Data shown:
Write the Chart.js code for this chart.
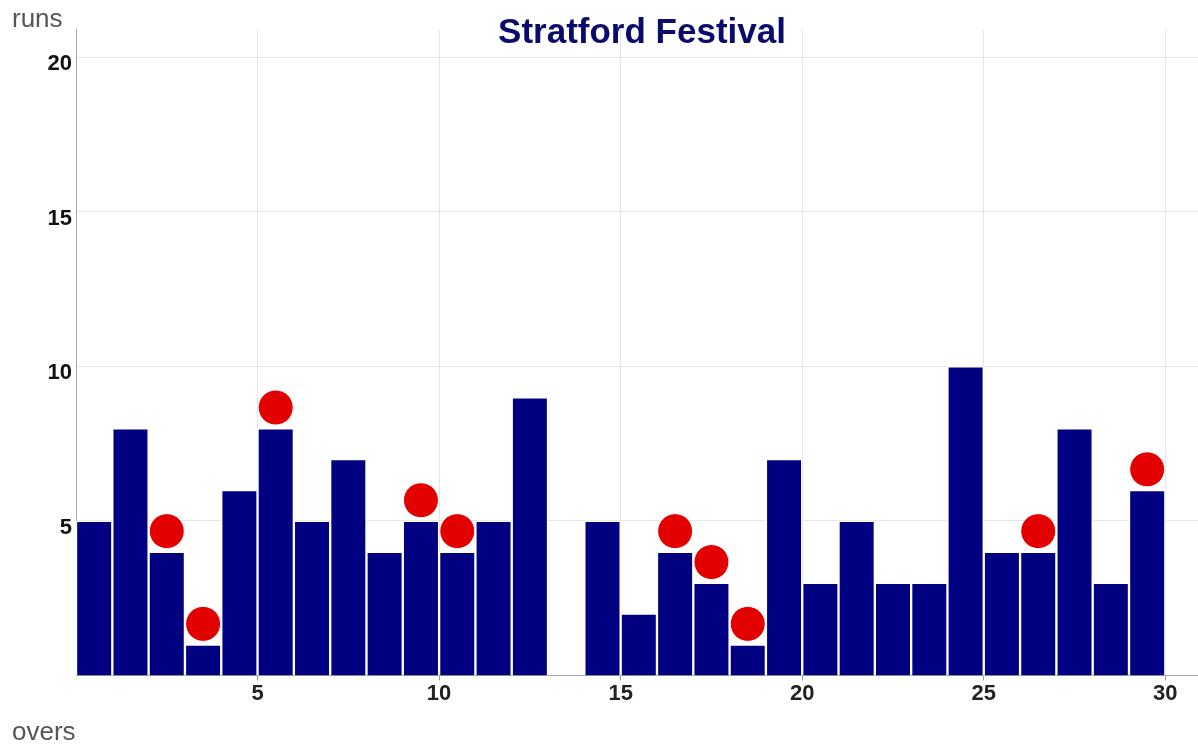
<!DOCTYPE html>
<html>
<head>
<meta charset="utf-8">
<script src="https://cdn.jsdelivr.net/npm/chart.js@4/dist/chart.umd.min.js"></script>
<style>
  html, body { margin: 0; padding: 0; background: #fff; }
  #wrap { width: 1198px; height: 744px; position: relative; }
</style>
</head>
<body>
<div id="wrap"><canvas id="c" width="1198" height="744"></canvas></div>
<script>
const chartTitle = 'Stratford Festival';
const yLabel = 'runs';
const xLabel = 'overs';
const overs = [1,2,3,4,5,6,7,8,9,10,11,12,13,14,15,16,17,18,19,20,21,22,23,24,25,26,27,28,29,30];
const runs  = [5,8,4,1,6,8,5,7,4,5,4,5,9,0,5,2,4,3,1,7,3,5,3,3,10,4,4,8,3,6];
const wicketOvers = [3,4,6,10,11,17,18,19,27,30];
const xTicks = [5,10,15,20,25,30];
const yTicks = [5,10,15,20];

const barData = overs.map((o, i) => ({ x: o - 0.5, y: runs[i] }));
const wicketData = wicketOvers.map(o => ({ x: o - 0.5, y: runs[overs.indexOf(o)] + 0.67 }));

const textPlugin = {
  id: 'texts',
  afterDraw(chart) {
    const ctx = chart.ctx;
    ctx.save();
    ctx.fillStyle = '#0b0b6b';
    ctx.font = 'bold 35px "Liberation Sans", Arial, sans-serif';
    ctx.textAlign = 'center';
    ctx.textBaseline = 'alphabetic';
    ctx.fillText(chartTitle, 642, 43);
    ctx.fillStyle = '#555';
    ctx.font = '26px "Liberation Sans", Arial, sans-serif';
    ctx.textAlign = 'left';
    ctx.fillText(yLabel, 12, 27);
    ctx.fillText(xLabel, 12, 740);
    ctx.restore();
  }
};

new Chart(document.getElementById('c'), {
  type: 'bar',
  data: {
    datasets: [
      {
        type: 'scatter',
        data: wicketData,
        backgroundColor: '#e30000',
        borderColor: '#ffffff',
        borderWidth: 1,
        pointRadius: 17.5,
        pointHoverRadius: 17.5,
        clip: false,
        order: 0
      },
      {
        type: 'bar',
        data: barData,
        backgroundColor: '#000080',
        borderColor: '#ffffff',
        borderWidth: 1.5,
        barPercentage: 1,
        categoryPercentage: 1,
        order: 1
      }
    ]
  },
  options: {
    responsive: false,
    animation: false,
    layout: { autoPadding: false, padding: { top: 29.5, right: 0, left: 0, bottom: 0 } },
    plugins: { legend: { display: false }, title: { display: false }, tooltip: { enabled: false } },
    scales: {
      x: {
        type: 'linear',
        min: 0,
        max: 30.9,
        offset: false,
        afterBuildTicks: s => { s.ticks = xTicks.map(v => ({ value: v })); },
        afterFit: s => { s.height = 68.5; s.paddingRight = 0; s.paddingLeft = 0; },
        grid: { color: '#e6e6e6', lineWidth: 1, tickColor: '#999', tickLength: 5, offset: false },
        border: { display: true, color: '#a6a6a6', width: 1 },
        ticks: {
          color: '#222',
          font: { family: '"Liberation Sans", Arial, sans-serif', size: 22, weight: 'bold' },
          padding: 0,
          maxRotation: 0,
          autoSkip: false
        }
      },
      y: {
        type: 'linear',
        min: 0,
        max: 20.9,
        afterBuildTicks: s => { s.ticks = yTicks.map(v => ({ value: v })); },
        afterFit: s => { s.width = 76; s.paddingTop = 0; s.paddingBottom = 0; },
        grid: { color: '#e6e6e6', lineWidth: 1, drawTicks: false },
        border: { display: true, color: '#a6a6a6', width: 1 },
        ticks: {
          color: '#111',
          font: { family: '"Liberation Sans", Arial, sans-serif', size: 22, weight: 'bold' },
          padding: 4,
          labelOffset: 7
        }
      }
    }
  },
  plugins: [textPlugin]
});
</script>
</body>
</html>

Problem details:
Copy the listing word for word, excluding its pictures.

The reply:
Write the Chart.js code for this chart.
<!DOCTYPE html>
<html>
<head>
<meta charset="utf-8">
<script src="https://cdn.jsdelivr.net/npm/chart.js@4/dist/chart.umd.min.js"></script>
<style>
  html, body { margin: 0; padding: 0; background: #fff; }
  #wrap { width: 1198px; height: 744px; position: relative; }
</style>
</head>
<body>
<div id="wrap"><canvas id="c" width="1198" height="744"></canvas></div>
<script>
const chartTitle = 'Stratford Festival';
const yLabel = 'runs';
const xLabel = 'overs';
const overs = [1,2,3,4,5,6,7,8,9,10,11,12,13,14,15,16,17,18,19,20,21,22,23,24,25,26,27,28,29,30];
const runs  = [5,8,4,1,6,8,5,7,4,5,4,5,9,0,5,2,4,3,1,7,3,5,3,3,10,4,4,8,3,6];
const wicketOvers = [3,4,6,10,11,17,18,19,27,30];
const xTicks = [5,10,15,20,25,30];
const yTicks = [5,10,15,20];

const barData = overs.map((o, i) => ({ x: o - 0.5, y: runs[i] }));
const wicketData = wicketOvers.map(o => ({ x: o - 0.5, y: runs[overs.indexOf(o)] + 0.67 }));

const textPlugin = {
  id: 'texts',
  afterDraw(chart) {
    const ctx = chart.ctx;
    ctx.save();
    ctx.fillStyle = '#0b0b6b';
    ctx.font = 'bold 35px "Liberation Sans", Arial, sans-serif';
    ctx.textAlign = 'center';
    ctx.textBaseline = 'alphabetic';
    ctx.fillText(chartTitle, 642, 43);
    ctx.fillStyle = '#555';
    ctx.font = '26px "Liberation Sans", Arial, sans-serif';
    ctx.textAlign = 'left';
    ctx.fillText(yLabel, 12, 27);
    ctx.fillText(xLabel, 12, 740);
    ctx.restore();
  }
};

new Chart(document.getElementById('c'), {
  type: 'bar',
  data: {
    datasets: [
      {
        type: 'scatter',
        data: wicketData,
        backgroundColor: '#e30000',
        borderColor: '#ffffff',
        borderWidth: 1,
        pointRadius: 17.5,
        pointHoverRadius: 17.5,
        clip: false,
        order: 0
      },
      {
        type: 'bar',
        data: barData,
        backgroundColor: '#000080',
        borderColor: '#ffffff',
        borderWidth: 1.5,
        barPercentage: 1,
        categoryPercentage: 1,
        order: 1
      }
    ]
  },
  options: {
    responsive: false,
    animation: false,
    layout: { autoPadding: false, padding: { top: 29.5, right: 0, left: 0, bottom: 0 } },
    plugins: { legend: { display: false }, title: { display: false }, tooltip: { enabled: false } },
    scales: {
      x: {
        type: 'linear',
        min: 0,
        max: 30.9,
        offset: false,
        afterBuildTicks: s => { s.ticks = xTicks.map(v => ({ value: v })); },
        afterFit: s => { s.height = 68.5; s.paddingRight = 0; s.paddingLeft = 0; },
        grid: { color: '#e6e6e6', lineWidth: 1, tickColor: '#999', tickLength: 5, offset: false },
        border: { display: true, color: '#a6a6a6', width: 1 },
        ticks: {
          color: '#222',
          font: { family: '"Liberation Sans", Arial, sans-serif', size: 22, weight: 'bold' },
          padding: 0,
          maxRotation: 0,
          autoSkip: false
        }
      },
      y: {
        type: 'linear',
        min: 0,
        max: 20.9,
        afterBuildTicks: s => { s.ticks = yTicks.map(v => ({ value: v })); },
        afterFit: s => { s.width = 76; s.paddingTop = 0; s.paddingBottom = 0; },
        grid: { color: '#e6e6e6', lineWidth: 1, drawTicks: false },
        border: { display: true, color: '#a6a6a6', width: 1 },
        ticks: {
          color: '#111',
          font: { family: '"Liberation Sans", Arial, sans-serif', size: 22, weight: 'bold' },
          padding: 4,
          labelOffset: 7
        }
      }
    }
  },
  plugins: [textPlugin]
});
</script>
</body>
</html>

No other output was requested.